Henrik Brun explained he had two reasons for choosing Ljubljana as the setting for his novel: the city was of just the right size and its peaceful atmosphere was suitable for his purpose. Foto: MMC RTV SLO/Miloš Ojdanić
Henrik Brun explained he had two reasons for choosing Ljubljana as the setting for his novel: the city was of just the right size and its peaceful atmosphere was suitable for his purpose. Foto: MMC RTV SLO/Miloš Ojdanić

A body on the pavement in front of an apartment building in Vič. A clandestine meeting in a Portorož hotel bar, the corridors of the Alien Centre in Postojna, drama in a discotheque on a hill in Ljubljana… It is a novel in Danish style, but the Slovenian reader immediately recognizes the locations. Most likely the residents of New York have the same feeling - watching the streets of their city in half of the movies?
Henrik Brun, the Danish journalist turned writer with already four published novels, worked as foreign correspondent for almost a decade. He also reported from war zones in the former Yugoslavia, and later used his experiences in his first work of fiction, the thriller Den danske lokkedue (The Danish Decoy). The novel was recently published in Slovenian by the Sanje publishing house, Danska zanka translated by Darko Čuden.
He explained he had two reasons for choosing Ljubljana as the setting for his novel: the city was of just the right size and its peaceful atmosphere was suitable for his purpose. When such things happen in peaceful communities, those involved try to conceal it. The story such as he wrote in The Danish Decoy could happen only on the outskirts - unknowingly he touched the hottest topic of the moment, the topic of human trafficking in EU.
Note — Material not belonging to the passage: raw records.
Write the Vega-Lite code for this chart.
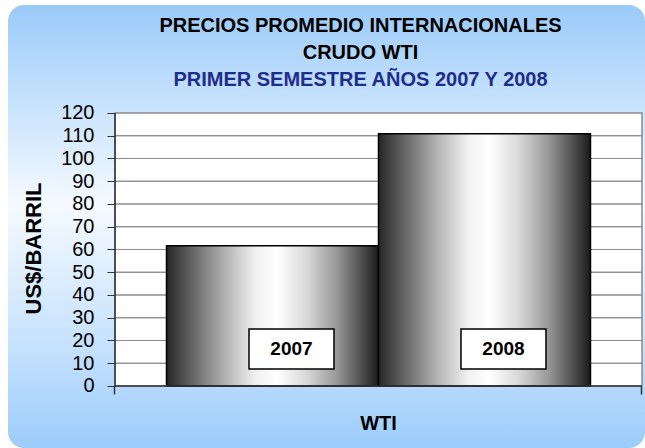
{
  "$schema": "https://vega.github.io/schema/vega-lite/v6.json",
  "width": 637,
  "height": 443,
  "autosize": {"type": "none"},
  "padding": {"left": 8, "top": 5, "right": 0, "bottom": 0},
  "background": "white",
  "title": {
    "text": ["PRECIOS PROMEDIO INTERNACIONALES", "CRUDO WTI"],
    "subtitle": "PRIMER SEMESTRE AÑOS 2007 Y 2008",
    "anchor": "middle",
    "frame": "group",
    "offset": -85,
    "dx": 34,
    "font": "Liberation Sans",
    "fontSize": 20,
    "fontWeight": "bold",
    "color": "black",
    "lineHeight": 27,
    "subtitleFont": "Liberation Sans",
    "subtitleFontSize": 20,
    "subtitleFontWeight": "bold",
    "subtitleColor": "#1F2D8A",
    "subtitlePadding": 7
  },
  "config": {
    "font": "Liberation Sans",
    "axis": {"labelOverlap": false},
    "view": {
      "stroke": null,
      "cornerRadius": 16,
      "fill": {
        "gradient": "linear",
        "x1": 0, "y1": 0, "x2": 0, "y2": 1,
        "stops": [
          {"offset": 0, "color": "#9ACAF9"},
          {"offset": 0.2, "color": "#C3E0FC"},
          {"offset": 0.45, "color": "#F5FAFF"},
          {"offset": 0.75, "color": "#C9E3FD"},
          {"offset": 1, "color": "#9CCCFB"}
        ]
      }
    }
  },
  "datasets": {
    "precios": [
      {"cat": "WTI", "year": "2007", "value": 61.6},
      {"cat": "WTI", "year": "2008", "value": 110.9}
    ],
    "grid": [
      {"cat": "WTI", "g": 10}, {"cat": "WTI", "g": 20}, {"cat": "WTI", "g": 30},
      {"cat": "WTI", "g": 40}, {"cat": "WTI", "g": 50}, {"cat": "WTI", "g": 60},
      {"cat": "WTI", "g": 70}, {"cat": "WTI", "g": 80}, {"cat": "WTI", "g": 90},
      {"cat": "WTI", "g": 100}, {"cat": "WTI", "g": 110}
    ],
    "panel": [{"cat": "WTI"}]
  },
  "encoding": {
    "x": {
      "field": "cat", "type": "nominal",
      "scale": {"paddingInner": 0, "paddingOuter": 0.10436, "align": 0.9727},
      "axis": {
        "orient": "bottom", "offset": -62, "zindex": 1, "domain": false, "grid": false,
        "ticks": true, "bandPosition": 1, "tickExtra": true, "tickSize": 8,
        "tickColor": "#333333", "tickWidth": 1.5, "labelFontSize": 20, "labelFontWeight": "bold",
        "labelColor": "black", "labelPadding": 19, "labelAngle": 0, "title": null
      }
    }
  },
  "layer": [
    {
      "data": {"name": "panel"},
      "mark": {"type": "bar", "fill": "white", "stroke": "#8a8a8a", "strokeWidth": 1.5},
      "encoding": {
        "y": {
          "datum": 0, "type": "quantitative",
          "scale": {"domain": [-27.253, 167.47], "nice": false, "zero": false},
          "axis": {
            "orient": "left", "values": [0, 10, 20, 30, 40, 50, 60, 70, 80, 90, 100, 110, 120],
            "offset": -107, "zindex": 1, "domain": false, "grid": false, "ticks": true, "tickSize": 8,
            "tickColor": "#333333", "labelFontSize": 20, "labelColor": "black", "labelPadding": 13,
            "labelOverlap": false, "labelFlush": false, "title": "US$/BARRIL", "titleFontSize": 22,
            "titleFontWeight": "bold", "titleColor": "black", "titleAngle": -90, "titleX": -75,
            "titleY": 243, "titleAlign": "center", "titleBaseline": "alphabetic"
          }
        },
        "y2": {"datum": 120}
      }
    },
    {
      "data": {"name": "grid"},
      "mark": {"type": "bar", "fillOpacity": 0, "stroke": "#8c8c8c", "strokeWidth": 1},
      "encoding": {
        "y": {
          "field": "g", "type": "quantitative",
          "scale": {"domain": [-27.253, 167.47], "nice": false, "zero": false},
          "axis": {
            "orient": "left", "values": [0, 10, 20, 30, 40, 50, 60, 70, 80, 90, 100, 110, 120],
            "offset": -107, "zindex": 1, "domain": false, "grid": false, "ticks": true, "tickSize": 8,
            "tickColor": "#333333", "labelFontSize": 20, "labelColor": "black", "labelPadding": 13,
            "labelOverlap": false, "labelFlush": false, "title": "US$/BARRIL", "titleFontSize": 22,
            "titleFontWeight": "bold", "titleColor": "black", "titleAngle": -90, "titleX": -75,
            "titleY": 243, "titleAlign": "center", "titleBaseline": "alphabetic"
          }
        },
        "y2": {"field": "g"}
      }
    },
    {
      "data": {"name": "precios"},
      "mark": {
        "type": "bar",
        "stroke": "black",
        "strokeWidth": 1.5,
        "fill": {
          "gradient": "linear",
          "x1": 0, "y1": 0, "x2": 1, "y2": 0,
          "stops": [
            {"offset": 0, "color": "#262626"},
            {"offset": 0.1, "color": "#5a5a5a"},
            {"offset": 0.28, "color": "#b4b4b4"},
            {"offset": 0.42, "color": "#f0f0f0"},
            {"offset": 0.52, "color": "#ffffff"},
            {"offset": 0.66, "color": "#d9d9d9"},
            {"offset": 0.8, "color": "#999999"},
            {"offset": 0.91, "color": "#555555"},
            {"offset": 1, "color": "#1a1a1a"}
          ]
        }
      },
      "encoding": {
        "xOffset": {"field": "year", "type": "nominal", "scale": {"paddingInner": 0, "paddingOuter": 0.243}},
        "y": {
          "field": "value", "type": "quantitative",
          "scale": {"domain": [-27.253, 167.47], "nice": false, "zero": false},
          "axis": {
            "orient": "left", "values": [0, 10, 20, 30, 40, 50, 60, 70, 80, 90, 100, 110, 120],
            "offset": -107, "zindex": 1, "domain": false, "grid": false, "ticks": true, "tickSize": 8,
            "tickColor": "#333333", "labelFontSize": 20, "labelColor": "black", "labelPadding": 13,
            "labelOverlap": false, "labelFlush": false, "title": "US$/BARRIL", "titleFontSize": 22,
            "titleFontWeight": "bold", "titleColor": "black", "titleAngle": -90, "titleX": -75,
            "titleY": 243, "titleAlign": "center", "titleBaseline": "alphabetic"
          }
        },
        "y2": {"datum": 0}
      }
    },
    {
      "data": {"name": "panel"},
      "mark": {"type": "bar", "fillOpacity": 0, "stroke": "#333333", "strokeWidth": 1.5},
      "encoding": {
        "y": {
          "datum": 0, "type": "quantitative",
          "scale": {"domain": [-27.253, 167.47], "nice": false, "zero": false},
          "axis": {
            "orient": "left", "values": [0, 10, 20, 30, 40, 50, 60, 70, 80, 90, 100, 110, 120],
            "offset": -107, "zindex": 1, "domain": false, "grid": false, "ticks": true, "tickSize": 8,
            "tickColor": "#333333", "labelFontSize": 20, "labelColor": "black", "labelPadding": 13,
            "labelOverlap": false, "labelFlush": false, "title": "US$/BARRIL", "titleFontSize": 22,
            "titleFontWeight": "bold", "titleColor": "black", "titleAngle": -90, "titleX": -75,
            "titleY": 243, "titleAlign": "center", "titleBaseline": "alphabetic"
          }
        },
        "y2": {"datum": 0}
      }
    },
    {
      "data": {"name": "panel"},
      "mark": {"type": "rule", "color": "#333333", "strokeWidth": 1.5},
      "encoding": {
        "x": {
          "field": "cat", "type": "nominal", "bandPosition": 0,
          "scale": {"paddingInner": 0, "paddingOuter": 0.10436, "align": 0.9727},
          "axis": {
            "orient": "bottom", "offset": -62, "zindex": 1, "domain": false, "grid": false,
            "ticks": true, "bandPosition": 1, "tickExtra": true, "tickSize": 8,
            "tickColor": "#333333", "tickWidth": 1.5, "labelFontSize": 20, "labelFontWeight": "bold",
            "labelColor": "black", "labelPadding": 19, "labelAngle": 0, "title": null
          }
        },
        "y": {
          "datum": 0, "type": "quantitative",
          "scale": {"domain": [-27.253, 167.47], "nice": false, "zero": false},
          "axis": {
            "orient": "left", "values": [0, 10, 20, 30, 40, 50, 60, 70, 80, 90, 100, 110, 120],
            "offset": -107, "zindex": 1, "domain": false, "grid": false, "ticks": true, "tickSize": 8,
            "tickColor": "#333333", "labelFontSize": 20, "labelColor": "black", "labelPadding": 13,
            "labelOverlap": false, "labelFlush": false, "title": "US$/BARRIL", "titleFontSize": 22,
            "titleFontWeight": "bold", "titleColor": "black", "titleAngle": -90, "titleX": -75,
            "titleY": 243, "titleAlign": "center", "titleBaseline": "alphabetic"
          }
        },
        "y2": {"datum": 120}
      }
    },
    {
      "data": {"name": "precios"},
      "mark": {
        "type": "point",
        "shape": "M-0.553,-0.47H1.447V0.47H-0.553Z",
        "size": 7225,
        "filled": true,
        "fill": "white",
        "stroke": "black",
        "strokeWidth": 1.5,
        "opacity": 1
      },
      "encoding": {
        "xOffset": {"field": "year", "type": "nominal", "scale": {"paddingInner": 0, "paddingOuter": 0.243}},
        "y": {
          "datum": 16.3, "type": "quantitative",
          "scale": {"domain": [-27.253, 167.47], "nice": false, "zero": false},
          "axis": {
            "orient": "left", "values": [0, 10, 20, 30, 40, 50, 60, 70, 80, 90, 100, 110, 120],
            "offset": -107, "zindex": 1, "domain": false, "grid": false, "ticks": true, "tickSize": 8,
            "tickColor": "#333333", "labelFontSize": 20, "labelColor": "black", "labelPadding": 13,
            "labelOverlap": false, "labelFlush": false, "title": "US$/BARRIL", "titleFontSize": 22,
            "titleFontWeight": "bold", "titleColor": "black", "titleAngle": -90, "titleX": -75,
            "titleY": 243, "titleAlign": "center", "titleBaseline": "alphabetic"
          }
        }
      }
    },
    {
      "data": {"name": "precios"},
      "mark": {
        "type": "text",
        "dx": 19,
        "fontSize": 19,
        "fontWeight": "bold",
        "color": "black",
        "align": "center",
        "baseline": "middle"
      },
      "encoding": {
        "xOffset": {"field": "year", "type": "nominal", "scale": {"paddingInner": 0, "paddingOuter": 0.243}},
        "y": {
          "datum": 16.3, "type": "quantitative",
          "scale": {"domain": [-27.253, 167.47], "nice": false, "zero": false},
          "axis": {
            "orient": "left", "values": [0, 10, 20, 30, 40, 50, 60, 70, 80, 90, 100, 110, 120],
            "offset": -107, "zindex": 1, "domain": false, "grid": false, "ticks": true, "tickSize": 8,
            "tickColor": "#333333", "labelFontSize": 20, "labelColor": "black", "labelPadding": 13,
            "labelOverlap": false, "labelFlush": false, "title": "US$/BARRIL", "titleFontSize": 22,
            "titleFontWeight": "bold", "titleColor": "black", "titleAngle": -90, "titleX": -75,
            "titleY": 243, "titleAlign": "center", "titleBaseline": "alphabetic"
          }
        },
        "text": {"field": "year", "type": "nominal"}
      }
    }
  ]
}
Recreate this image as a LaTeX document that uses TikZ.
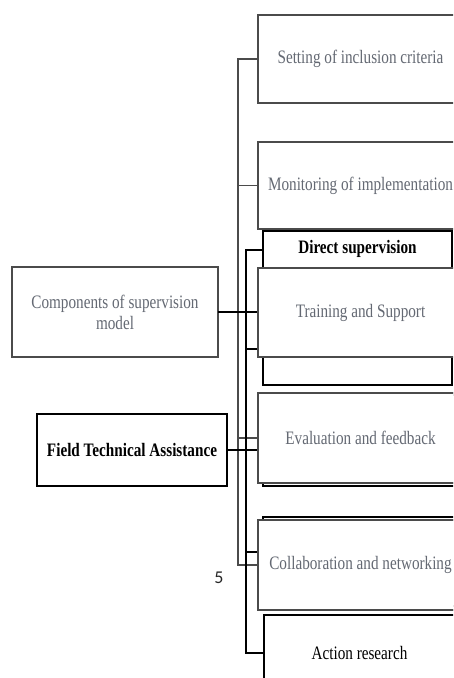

To make the novel even more interesting, he included fragments of history from the last quarter of the century: an owner of a successful chain store with political ambitions (any similarities with real persons are only accidental, he claims), a Danish handball star playing for a Ljubljana team, intrusive Sova agents, corrupt policemen, and of course a "Bond girl", a promising Slovenian journalist Ines. She helps the Danish lead character with hope of getting an exclusive for her newspaper. The plot thickens when the Danish journalist Ketil Brandt, on his way to a wedding in Sarajevo, learns that his Danish friend from the war times in the Balkans committed suicide in Ljubljana. But, did he really jump from a balcony?
In the meantime the novel got three more sequels, and a film adaptation is being negotiated. Henrik Brun visited "his favourite city in the world" at the occasion of the release of The Danish Decoy in Slovenian. He said he had waited for it quite anxiously.